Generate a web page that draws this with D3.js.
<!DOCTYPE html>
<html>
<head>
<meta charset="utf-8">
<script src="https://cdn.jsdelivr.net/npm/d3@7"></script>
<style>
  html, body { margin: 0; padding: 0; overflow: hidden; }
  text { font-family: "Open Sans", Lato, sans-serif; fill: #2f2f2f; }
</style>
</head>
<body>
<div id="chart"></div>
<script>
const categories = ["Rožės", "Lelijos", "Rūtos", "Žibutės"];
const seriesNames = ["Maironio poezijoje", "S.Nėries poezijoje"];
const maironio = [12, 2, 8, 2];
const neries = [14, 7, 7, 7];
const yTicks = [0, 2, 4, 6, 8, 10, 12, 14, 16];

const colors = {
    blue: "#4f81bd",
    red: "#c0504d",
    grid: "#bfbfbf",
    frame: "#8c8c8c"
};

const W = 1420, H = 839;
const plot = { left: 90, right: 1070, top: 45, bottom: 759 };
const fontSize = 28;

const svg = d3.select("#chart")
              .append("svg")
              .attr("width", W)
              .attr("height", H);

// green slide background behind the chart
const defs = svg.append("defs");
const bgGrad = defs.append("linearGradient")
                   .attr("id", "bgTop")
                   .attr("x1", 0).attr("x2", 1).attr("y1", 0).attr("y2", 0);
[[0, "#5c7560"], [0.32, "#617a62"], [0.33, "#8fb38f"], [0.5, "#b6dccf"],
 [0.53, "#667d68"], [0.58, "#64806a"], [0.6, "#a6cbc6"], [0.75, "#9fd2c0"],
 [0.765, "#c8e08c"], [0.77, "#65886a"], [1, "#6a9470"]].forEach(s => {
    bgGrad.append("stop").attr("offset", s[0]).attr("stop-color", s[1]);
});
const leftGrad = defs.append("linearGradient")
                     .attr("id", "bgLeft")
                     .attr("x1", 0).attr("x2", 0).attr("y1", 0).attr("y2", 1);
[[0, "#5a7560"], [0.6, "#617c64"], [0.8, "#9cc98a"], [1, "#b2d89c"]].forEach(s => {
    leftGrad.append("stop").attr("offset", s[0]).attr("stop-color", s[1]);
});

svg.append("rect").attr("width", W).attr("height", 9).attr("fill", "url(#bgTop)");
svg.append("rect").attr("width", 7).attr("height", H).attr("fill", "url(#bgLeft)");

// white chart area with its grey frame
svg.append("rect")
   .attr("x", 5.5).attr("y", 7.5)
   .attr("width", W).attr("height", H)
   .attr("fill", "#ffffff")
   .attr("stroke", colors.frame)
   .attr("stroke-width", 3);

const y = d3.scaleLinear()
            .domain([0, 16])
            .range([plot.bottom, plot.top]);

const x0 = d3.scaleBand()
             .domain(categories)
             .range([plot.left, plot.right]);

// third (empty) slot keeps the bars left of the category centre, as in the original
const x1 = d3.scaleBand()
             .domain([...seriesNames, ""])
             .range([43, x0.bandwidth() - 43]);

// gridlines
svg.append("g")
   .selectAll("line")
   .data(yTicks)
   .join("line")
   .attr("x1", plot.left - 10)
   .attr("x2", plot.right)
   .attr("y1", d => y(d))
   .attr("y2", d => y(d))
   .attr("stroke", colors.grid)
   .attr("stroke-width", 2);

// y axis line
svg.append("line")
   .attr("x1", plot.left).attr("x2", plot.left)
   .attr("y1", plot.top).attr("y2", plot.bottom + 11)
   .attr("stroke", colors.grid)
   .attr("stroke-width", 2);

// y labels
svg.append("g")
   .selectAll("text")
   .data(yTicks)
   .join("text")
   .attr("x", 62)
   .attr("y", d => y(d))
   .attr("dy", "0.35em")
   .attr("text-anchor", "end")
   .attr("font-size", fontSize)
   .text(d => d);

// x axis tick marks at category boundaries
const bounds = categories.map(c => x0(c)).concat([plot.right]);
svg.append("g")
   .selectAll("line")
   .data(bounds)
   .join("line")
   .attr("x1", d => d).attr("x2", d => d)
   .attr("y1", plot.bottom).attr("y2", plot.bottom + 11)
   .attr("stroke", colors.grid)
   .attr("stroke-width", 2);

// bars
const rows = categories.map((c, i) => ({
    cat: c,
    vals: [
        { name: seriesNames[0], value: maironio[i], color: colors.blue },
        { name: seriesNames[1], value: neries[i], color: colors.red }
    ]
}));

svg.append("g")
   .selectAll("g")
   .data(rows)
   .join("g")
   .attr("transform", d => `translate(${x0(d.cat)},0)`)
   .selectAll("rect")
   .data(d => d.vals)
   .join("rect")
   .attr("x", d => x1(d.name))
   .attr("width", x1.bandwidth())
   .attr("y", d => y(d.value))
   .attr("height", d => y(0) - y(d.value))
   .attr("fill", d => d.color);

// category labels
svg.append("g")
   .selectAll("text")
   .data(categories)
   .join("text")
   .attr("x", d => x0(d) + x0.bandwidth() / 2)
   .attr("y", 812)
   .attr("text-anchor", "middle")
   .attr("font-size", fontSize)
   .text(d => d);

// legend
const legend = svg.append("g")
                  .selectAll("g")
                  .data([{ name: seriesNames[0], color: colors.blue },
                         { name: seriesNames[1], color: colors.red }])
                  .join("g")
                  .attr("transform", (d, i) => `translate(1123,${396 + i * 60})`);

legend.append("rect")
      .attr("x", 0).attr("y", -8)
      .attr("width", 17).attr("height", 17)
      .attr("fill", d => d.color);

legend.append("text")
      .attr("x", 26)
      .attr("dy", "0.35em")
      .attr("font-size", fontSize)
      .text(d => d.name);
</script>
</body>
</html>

---

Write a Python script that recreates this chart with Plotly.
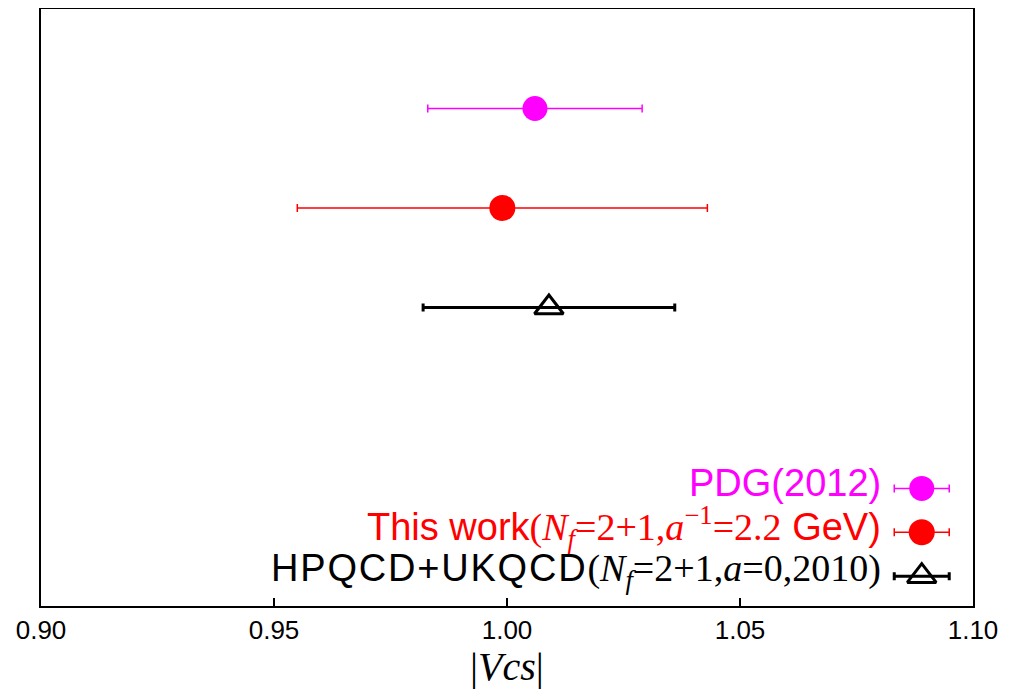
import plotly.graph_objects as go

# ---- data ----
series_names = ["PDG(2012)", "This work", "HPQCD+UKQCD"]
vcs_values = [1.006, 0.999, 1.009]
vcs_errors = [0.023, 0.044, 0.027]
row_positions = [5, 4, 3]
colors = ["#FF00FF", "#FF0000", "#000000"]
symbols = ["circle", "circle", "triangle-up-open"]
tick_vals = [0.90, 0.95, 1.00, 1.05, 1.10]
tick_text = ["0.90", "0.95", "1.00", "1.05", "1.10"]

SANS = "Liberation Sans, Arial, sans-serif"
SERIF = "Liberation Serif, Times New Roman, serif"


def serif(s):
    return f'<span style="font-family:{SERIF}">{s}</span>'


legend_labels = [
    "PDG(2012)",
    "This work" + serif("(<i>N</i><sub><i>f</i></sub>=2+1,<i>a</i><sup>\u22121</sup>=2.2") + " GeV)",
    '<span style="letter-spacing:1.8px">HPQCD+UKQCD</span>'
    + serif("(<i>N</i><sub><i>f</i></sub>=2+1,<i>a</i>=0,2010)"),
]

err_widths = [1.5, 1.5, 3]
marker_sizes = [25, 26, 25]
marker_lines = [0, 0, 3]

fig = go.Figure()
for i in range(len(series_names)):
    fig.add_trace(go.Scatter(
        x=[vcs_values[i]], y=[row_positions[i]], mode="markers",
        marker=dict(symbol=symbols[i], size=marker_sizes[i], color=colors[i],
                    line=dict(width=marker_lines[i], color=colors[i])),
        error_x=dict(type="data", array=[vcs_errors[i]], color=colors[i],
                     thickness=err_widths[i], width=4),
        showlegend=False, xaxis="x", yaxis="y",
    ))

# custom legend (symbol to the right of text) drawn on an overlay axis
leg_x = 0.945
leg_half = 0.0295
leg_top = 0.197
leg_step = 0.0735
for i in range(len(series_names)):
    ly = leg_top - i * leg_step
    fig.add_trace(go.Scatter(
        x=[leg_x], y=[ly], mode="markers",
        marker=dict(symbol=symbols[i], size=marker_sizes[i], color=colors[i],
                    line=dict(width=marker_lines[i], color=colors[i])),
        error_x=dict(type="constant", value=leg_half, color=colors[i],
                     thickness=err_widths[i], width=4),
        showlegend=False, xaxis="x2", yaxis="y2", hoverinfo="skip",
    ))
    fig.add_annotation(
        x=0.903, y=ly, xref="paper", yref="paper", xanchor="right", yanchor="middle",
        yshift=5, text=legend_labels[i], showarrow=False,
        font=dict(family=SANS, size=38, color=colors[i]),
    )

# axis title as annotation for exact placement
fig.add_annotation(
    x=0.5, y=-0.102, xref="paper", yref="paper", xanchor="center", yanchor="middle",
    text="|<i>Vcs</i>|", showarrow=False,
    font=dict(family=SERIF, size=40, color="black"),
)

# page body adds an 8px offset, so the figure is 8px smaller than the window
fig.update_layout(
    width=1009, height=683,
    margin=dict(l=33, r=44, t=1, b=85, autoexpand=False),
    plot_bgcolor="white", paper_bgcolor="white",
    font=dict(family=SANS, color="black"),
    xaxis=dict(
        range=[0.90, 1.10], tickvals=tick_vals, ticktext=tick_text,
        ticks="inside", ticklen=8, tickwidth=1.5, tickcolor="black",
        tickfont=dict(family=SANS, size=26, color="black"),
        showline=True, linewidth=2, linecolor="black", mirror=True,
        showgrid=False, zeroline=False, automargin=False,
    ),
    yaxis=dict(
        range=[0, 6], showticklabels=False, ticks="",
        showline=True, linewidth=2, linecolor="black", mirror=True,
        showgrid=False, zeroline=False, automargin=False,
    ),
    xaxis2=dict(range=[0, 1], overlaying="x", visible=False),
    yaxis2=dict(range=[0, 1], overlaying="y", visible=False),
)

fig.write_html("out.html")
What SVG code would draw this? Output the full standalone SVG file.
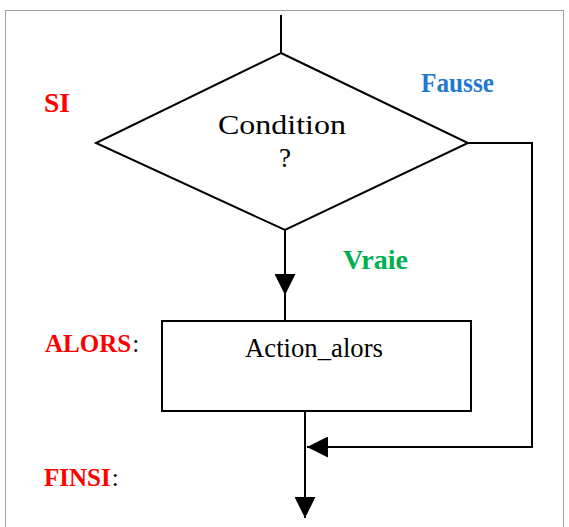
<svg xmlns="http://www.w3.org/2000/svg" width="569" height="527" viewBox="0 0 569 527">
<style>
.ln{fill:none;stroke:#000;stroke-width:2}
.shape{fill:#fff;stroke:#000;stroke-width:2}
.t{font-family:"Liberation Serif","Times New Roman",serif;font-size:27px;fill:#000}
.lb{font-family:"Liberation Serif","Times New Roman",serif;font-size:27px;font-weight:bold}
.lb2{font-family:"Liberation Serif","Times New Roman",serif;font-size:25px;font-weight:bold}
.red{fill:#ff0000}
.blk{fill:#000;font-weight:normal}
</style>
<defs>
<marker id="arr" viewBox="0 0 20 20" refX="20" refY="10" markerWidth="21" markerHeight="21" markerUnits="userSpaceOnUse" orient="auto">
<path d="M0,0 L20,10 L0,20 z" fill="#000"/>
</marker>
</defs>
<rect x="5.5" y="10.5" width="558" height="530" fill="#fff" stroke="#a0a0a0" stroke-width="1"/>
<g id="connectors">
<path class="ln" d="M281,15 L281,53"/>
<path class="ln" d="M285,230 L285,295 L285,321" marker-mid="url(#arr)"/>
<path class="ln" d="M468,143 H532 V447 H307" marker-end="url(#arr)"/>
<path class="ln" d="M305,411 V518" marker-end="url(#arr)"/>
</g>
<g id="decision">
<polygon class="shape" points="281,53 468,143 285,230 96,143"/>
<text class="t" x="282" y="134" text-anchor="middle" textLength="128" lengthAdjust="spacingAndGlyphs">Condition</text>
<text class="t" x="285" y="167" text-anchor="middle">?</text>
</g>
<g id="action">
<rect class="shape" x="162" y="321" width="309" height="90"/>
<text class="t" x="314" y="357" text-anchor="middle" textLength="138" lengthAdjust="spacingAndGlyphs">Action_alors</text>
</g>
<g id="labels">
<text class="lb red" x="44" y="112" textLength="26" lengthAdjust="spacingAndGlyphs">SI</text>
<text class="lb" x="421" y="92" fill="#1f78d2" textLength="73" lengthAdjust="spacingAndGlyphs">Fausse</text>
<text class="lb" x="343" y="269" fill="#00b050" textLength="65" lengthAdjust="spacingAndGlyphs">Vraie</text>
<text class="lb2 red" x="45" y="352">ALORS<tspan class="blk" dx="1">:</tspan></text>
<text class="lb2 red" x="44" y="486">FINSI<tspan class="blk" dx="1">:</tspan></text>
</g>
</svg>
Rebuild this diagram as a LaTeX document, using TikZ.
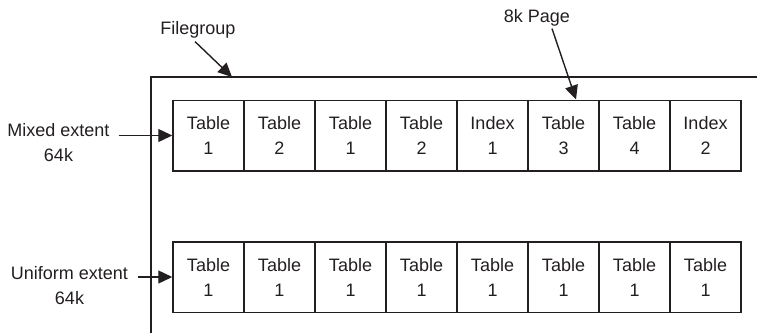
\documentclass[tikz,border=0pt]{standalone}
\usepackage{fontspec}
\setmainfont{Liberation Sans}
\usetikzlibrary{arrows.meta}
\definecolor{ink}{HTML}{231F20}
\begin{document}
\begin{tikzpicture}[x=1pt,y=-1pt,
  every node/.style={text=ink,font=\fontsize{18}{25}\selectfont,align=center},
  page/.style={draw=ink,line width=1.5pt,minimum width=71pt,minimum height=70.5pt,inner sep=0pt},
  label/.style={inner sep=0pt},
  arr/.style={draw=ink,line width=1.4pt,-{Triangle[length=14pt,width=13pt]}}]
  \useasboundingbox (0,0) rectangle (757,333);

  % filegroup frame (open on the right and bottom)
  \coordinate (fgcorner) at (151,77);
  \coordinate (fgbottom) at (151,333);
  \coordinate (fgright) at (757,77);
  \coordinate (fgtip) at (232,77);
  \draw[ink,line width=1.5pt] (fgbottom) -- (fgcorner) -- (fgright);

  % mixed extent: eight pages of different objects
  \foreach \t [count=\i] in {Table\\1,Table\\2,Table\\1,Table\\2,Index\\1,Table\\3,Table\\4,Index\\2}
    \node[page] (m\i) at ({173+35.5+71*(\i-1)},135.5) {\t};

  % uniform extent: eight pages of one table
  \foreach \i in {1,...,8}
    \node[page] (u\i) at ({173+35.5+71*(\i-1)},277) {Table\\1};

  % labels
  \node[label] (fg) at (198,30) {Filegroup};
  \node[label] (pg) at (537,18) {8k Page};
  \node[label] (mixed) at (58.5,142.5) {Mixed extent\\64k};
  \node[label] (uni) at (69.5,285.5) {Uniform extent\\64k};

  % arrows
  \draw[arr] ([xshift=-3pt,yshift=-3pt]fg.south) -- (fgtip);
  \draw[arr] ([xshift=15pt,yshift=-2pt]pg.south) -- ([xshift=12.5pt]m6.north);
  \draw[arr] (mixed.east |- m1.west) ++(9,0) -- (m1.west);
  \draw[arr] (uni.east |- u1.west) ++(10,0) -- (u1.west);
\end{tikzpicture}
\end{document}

...

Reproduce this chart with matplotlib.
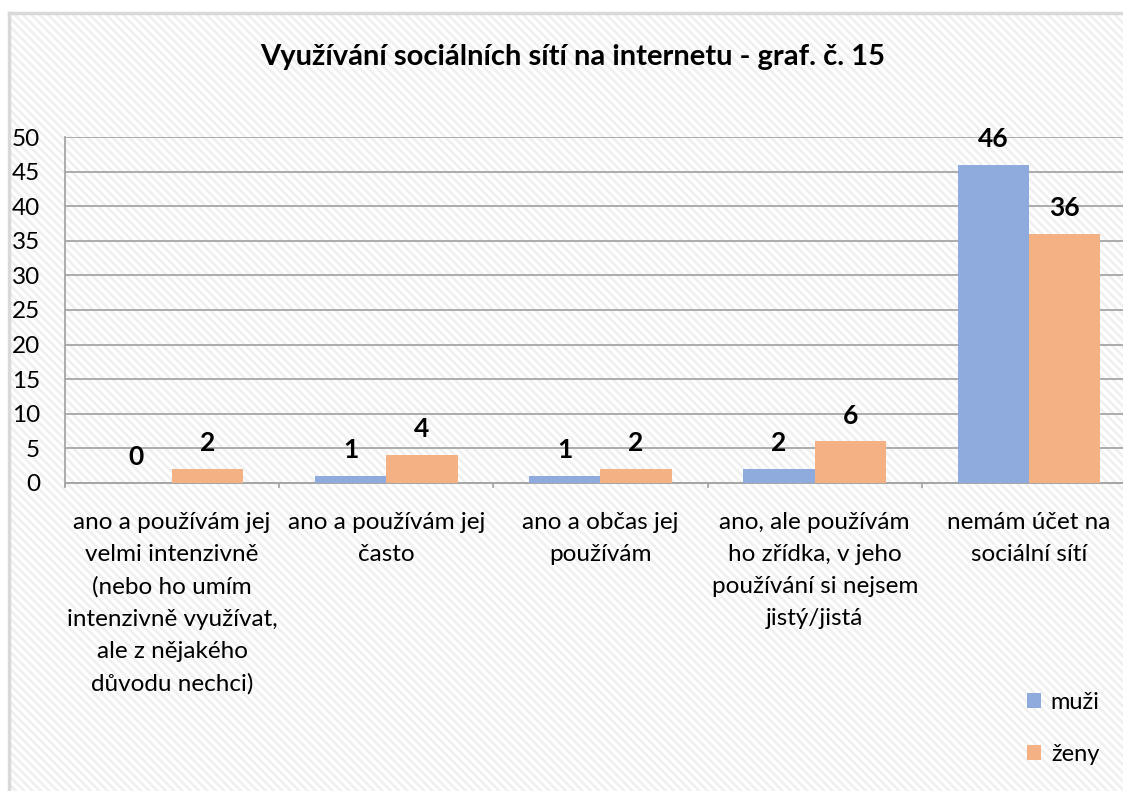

■ Exercise
Leave out the pictures and transcribe exactly the lines from the one containing "Rebuild this diagram" through the one containing "(0,0) rectangle (757,333);".

■ Final result
Rebuild this diagram as a LaTeX document, using TikZ.
\documentclass[tikz,border=0pt]{standalone}
\usepackage{fontspec}
\setmainfont{Liberation Sans}
\usetikzlibrary{arrows.meta}
\definecolor{ink}{HTML}{231F20}
\begin{document}
\begin{tikzpicture}[x=1pt,y=-1pt,
  every node/.style={text=ink,font=\fontsize{18}{25}\selectfont,align=center},
  page/.style={draw=ink,line width=1.5pt,minimum width=71pt,minimum height=70.5pt,inner sep=0pt},
  label/.style={inner sep=0pt},
  arr/.style={draw=ink,line width=1.4pt,-{Triangle[length=14pt,width=13pt]}}]
  \useasboundingbox (0,0) rectangle (757,333);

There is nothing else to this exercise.